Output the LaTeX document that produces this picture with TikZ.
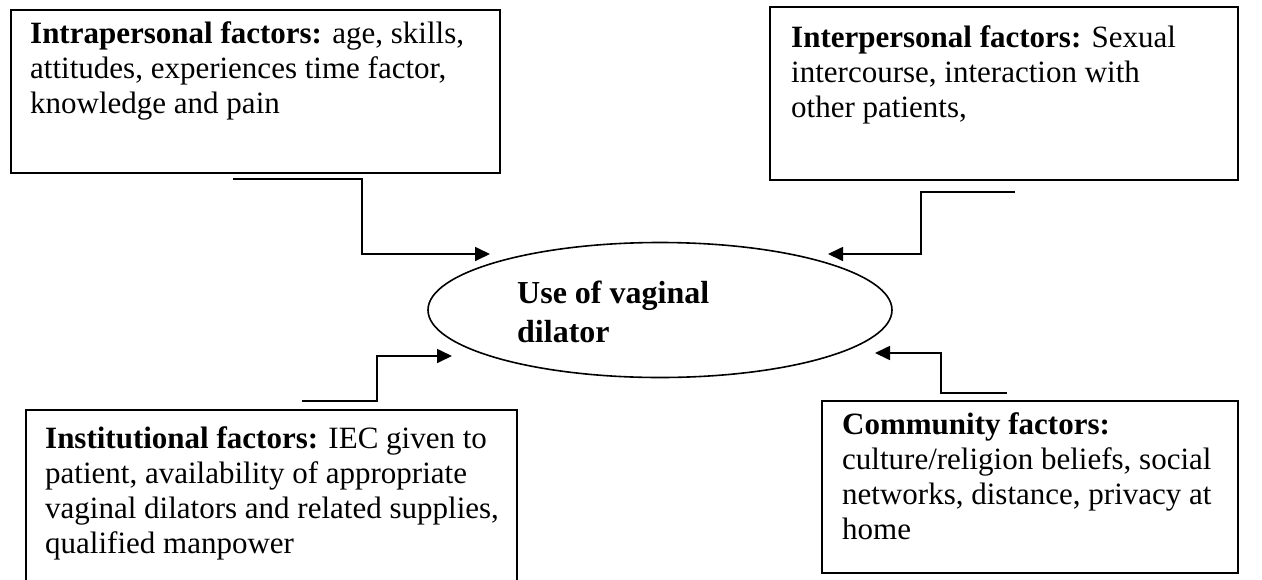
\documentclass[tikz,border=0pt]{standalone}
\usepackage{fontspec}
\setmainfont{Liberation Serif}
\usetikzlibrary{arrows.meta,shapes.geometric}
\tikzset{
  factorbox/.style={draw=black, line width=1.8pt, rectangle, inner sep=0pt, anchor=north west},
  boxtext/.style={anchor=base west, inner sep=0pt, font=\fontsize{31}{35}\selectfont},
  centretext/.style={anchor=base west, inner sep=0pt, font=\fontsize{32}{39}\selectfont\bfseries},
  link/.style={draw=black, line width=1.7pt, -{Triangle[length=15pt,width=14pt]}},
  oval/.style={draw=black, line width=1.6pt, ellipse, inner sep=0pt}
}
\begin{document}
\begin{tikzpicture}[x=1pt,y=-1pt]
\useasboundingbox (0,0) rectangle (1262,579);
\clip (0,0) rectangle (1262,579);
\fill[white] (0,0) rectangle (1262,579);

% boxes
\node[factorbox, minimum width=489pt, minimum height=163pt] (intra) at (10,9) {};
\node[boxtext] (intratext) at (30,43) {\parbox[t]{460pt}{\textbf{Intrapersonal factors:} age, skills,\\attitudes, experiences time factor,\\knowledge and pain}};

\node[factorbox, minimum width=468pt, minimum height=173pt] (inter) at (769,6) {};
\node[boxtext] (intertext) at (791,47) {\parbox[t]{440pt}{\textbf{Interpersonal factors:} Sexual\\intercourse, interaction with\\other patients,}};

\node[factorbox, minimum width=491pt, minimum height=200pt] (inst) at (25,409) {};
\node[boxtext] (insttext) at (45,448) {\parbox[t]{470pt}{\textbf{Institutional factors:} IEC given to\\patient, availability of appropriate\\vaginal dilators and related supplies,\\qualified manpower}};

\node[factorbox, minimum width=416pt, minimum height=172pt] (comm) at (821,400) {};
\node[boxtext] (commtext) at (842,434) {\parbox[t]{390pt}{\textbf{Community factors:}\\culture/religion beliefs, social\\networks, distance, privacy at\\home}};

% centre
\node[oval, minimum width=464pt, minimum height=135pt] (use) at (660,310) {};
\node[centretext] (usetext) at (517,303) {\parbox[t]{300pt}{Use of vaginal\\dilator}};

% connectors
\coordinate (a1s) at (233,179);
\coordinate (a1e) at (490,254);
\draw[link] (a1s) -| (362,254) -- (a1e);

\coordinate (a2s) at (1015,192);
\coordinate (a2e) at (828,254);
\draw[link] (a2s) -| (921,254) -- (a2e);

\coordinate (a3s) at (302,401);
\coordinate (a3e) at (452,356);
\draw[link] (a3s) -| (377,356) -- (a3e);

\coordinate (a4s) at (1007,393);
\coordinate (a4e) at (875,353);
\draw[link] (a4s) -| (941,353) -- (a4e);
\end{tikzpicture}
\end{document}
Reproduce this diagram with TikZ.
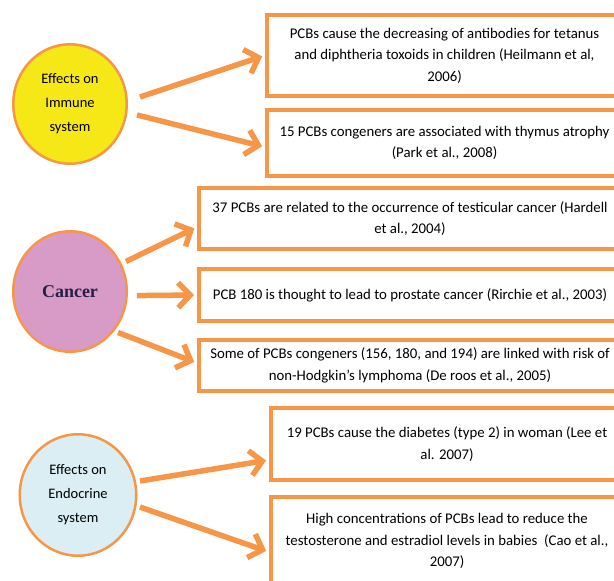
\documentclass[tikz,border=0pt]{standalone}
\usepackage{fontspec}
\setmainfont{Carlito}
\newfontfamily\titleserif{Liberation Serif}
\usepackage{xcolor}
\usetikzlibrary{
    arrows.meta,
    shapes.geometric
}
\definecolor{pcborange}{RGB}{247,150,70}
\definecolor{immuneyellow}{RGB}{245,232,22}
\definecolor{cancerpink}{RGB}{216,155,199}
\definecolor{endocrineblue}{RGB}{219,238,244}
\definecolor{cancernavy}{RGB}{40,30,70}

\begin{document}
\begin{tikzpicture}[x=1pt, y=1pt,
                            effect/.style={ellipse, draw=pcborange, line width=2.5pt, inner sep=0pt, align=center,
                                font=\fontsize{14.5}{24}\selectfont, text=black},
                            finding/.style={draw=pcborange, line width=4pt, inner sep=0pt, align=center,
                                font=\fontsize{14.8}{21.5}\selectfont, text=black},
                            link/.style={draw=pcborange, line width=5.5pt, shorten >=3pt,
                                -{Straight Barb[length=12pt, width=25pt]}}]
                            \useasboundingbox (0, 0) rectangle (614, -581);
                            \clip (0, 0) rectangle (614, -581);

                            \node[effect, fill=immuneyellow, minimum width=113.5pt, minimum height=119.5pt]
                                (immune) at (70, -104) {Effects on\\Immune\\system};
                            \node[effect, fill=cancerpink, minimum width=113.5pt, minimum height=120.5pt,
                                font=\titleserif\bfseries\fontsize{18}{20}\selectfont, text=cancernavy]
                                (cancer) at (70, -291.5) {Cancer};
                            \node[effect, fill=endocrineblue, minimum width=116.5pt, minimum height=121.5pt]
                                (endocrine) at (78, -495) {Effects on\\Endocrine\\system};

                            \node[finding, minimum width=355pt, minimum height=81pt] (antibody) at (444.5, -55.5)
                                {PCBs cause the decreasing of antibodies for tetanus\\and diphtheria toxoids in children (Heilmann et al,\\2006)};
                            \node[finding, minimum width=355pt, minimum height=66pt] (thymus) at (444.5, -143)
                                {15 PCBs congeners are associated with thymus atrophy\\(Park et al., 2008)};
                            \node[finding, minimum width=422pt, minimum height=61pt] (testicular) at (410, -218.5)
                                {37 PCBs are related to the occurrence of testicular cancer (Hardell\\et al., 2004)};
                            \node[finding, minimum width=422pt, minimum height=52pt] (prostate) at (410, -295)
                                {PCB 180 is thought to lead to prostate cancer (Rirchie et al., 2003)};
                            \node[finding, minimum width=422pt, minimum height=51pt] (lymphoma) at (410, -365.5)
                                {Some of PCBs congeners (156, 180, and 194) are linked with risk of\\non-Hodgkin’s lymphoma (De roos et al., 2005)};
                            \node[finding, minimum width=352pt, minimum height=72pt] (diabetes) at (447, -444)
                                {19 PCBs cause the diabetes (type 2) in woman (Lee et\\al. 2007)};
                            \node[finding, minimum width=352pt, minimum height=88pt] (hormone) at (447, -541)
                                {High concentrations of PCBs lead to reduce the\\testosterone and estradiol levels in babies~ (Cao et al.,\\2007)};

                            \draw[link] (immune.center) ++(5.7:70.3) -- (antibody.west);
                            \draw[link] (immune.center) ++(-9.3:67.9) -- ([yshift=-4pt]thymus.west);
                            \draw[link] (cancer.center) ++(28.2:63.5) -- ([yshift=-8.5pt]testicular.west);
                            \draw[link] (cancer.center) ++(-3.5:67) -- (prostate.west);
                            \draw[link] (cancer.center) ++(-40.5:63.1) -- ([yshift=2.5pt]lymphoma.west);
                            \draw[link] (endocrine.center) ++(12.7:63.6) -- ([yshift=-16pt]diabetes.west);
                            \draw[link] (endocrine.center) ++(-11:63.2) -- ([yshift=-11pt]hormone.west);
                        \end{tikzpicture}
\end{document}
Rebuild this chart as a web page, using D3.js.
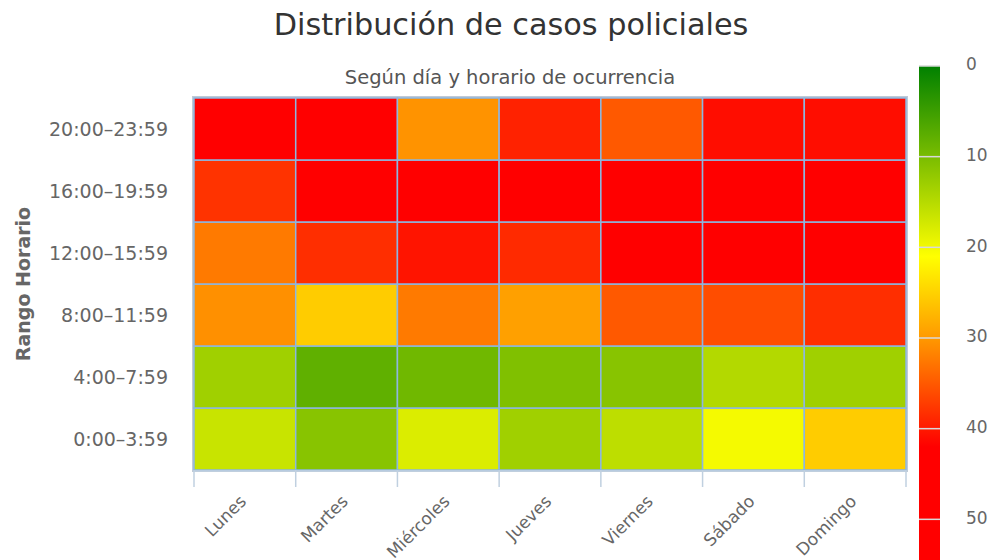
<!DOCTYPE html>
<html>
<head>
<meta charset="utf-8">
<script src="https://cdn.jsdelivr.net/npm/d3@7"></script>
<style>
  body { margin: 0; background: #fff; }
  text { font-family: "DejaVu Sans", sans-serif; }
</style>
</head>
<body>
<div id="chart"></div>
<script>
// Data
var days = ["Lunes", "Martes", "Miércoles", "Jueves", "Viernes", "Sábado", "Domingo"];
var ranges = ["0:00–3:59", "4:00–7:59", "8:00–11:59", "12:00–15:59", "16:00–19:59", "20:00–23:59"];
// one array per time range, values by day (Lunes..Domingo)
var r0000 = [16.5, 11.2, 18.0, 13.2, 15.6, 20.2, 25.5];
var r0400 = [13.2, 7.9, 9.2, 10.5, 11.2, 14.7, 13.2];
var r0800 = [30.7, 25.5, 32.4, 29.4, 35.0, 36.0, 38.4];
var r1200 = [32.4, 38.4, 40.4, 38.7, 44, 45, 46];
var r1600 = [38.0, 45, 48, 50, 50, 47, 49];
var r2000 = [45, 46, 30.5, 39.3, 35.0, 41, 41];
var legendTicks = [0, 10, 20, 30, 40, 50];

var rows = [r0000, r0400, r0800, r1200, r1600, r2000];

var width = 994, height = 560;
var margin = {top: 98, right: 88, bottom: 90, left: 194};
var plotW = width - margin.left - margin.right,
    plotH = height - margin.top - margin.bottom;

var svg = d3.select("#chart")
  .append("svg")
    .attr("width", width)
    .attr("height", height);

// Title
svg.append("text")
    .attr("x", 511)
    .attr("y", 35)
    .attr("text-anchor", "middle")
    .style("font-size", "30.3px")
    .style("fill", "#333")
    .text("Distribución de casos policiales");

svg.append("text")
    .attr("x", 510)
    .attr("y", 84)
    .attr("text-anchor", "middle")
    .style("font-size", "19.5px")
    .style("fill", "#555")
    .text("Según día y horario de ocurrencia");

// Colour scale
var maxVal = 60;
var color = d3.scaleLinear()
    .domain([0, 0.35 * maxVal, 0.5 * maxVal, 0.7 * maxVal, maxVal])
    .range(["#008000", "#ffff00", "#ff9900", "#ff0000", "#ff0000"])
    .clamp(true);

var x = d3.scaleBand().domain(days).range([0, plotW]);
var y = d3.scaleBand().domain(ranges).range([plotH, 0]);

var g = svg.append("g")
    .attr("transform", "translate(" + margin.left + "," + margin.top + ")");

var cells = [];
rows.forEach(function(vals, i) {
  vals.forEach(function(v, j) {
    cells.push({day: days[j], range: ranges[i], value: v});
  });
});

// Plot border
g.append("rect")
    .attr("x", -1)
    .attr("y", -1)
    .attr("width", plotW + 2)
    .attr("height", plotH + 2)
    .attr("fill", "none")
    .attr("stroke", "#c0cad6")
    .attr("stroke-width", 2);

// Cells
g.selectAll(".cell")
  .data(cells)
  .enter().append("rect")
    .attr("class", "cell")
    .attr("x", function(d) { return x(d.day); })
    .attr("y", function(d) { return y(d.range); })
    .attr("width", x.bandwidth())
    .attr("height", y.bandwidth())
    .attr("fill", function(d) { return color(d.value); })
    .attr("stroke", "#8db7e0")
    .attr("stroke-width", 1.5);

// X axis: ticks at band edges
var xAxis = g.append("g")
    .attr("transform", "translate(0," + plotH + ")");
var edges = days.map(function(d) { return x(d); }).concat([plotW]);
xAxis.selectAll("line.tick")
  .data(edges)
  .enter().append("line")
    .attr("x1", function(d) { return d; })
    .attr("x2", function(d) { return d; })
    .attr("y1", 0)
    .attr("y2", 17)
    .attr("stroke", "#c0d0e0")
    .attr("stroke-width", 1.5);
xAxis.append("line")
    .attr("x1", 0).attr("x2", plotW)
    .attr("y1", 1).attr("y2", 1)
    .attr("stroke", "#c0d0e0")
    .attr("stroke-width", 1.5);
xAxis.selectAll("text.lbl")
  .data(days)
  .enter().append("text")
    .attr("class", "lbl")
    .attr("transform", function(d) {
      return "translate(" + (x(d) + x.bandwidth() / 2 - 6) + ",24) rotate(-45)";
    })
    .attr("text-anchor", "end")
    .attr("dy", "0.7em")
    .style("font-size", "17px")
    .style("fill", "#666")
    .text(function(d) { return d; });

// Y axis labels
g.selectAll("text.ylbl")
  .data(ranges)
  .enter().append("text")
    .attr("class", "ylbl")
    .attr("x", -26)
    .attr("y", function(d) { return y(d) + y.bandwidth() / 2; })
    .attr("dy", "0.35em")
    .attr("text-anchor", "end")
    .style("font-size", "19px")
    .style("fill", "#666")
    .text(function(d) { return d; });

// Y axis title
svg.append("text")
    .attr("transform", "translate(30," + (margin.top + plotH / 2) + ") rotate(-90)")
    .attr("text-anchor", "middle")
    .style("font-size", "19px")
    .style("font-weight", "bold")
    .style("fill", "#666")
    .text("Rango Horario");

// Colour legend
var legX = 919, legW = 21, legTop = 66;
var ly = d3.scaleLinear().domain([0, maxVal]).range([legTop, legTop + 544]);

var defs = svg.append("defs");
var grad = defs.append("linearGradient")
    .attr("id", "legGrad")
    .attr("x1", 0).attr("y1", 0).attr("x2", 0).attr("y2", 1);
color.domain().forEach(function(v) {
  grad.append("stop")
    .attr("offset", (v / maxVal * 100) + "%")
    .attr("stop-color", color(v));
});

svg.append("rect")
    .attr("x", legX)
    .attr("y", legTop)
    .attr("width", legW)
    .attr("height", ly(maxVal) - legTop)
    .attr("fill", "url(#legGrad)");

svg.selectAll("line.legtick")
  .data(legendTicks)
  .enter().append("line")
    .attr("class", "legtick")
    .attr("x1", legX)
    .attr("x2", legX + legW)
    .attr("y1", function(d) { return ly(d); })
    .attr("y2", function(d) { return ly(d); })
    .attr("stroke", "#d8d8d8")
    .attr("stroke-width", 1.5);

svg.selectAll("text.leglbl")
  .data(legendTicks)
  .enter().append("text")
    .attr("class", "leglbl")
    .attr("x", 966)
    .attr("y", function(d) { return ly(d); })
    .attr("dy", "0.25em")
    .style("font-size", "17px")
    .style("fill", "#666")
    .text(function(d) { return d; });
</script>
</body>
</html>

Set exercise
Exactly as written, please give again the lines from the beginning of the listing through the line containing "(commtext) at (842,434)", inclusive, without any pictures.

Problem solution
Output the LaTeX document that produces this picture with TikZ.
\documentclass[tikz,border=0pt]{standalone}
\usepackage{fontspec}
\setmainfont{Liberation Serif}
\usetikzlibrary{arrows.meta,shapes.geometric}
\tikzset{
  factorbox/.style={draw=black, line width=1.8pt, rectangle, inner sep=0pt, anchor=north west},
  boxtext/.style={anchor=base west, inner sep=0pt, font=\fontsize{31}{35}\selectfont},
  centretext/.style={anchor=base west, inner sep=0pt, font=\fontsize{32}{39}\selectfont\bfseries},
  link/.style={draw=black, line width=1.7pt, -{Triangle[length=15pt,width=14pt]}},
  oval/.style={draw=black, line width=1.6pt, ellipse, inner sep=0pt}
}
\begin{document}
\begin{tikzpicture}[x=1pt,y=-1pt]
\useasboundingbox (0,0) rectangle (1262,579);
\clip (0,0) rectangle (1262,579);
\fill[white] (0,0) rectangle (1262,579);

% boxes
\node[factorbox, minimum width=489pt, minimum height=163pt] (intra) at (10,9) {};
\node[boxtext] (intratext) at (30,43) {\parbox[t]{460pt}{\textbf{Intrapersonal factors:} age, skills,\\attitudes, experiences time factor,\\knowledge and pain}};

\node[factorbox, minimum width=468pt, minimum height=173pt] (inter) at (769,6) {};
\node[boxtext] (intertext) at (791,47) {\parbox[t]{440pt}{\textbf{Interpersonal factors:} Sexual\\intercourse, interaction with\\other patients,}};

\node[factorbox, minimum width=491pt, minimum height=200pt] (inst) at (25,409) {};
\node[boxtext] (insttext) at (45,448) {\parbox[t]{470pt}{\textbf{Institutional factors:} IEC given to\\patient, availability of appropriate\\vaginal dilators and related supplies,\\qualified manpower}};

\node[factorbox, minimum width=416pt, minimum height=172pt] (comm) at (821,400) {};
\node[boxtext] (commtext) at (842,434) {\parbox[t]{390pt}{\textbf{Community factors:}\\culture/religion beliefs, social\\networks, distance, privacy at\\home}};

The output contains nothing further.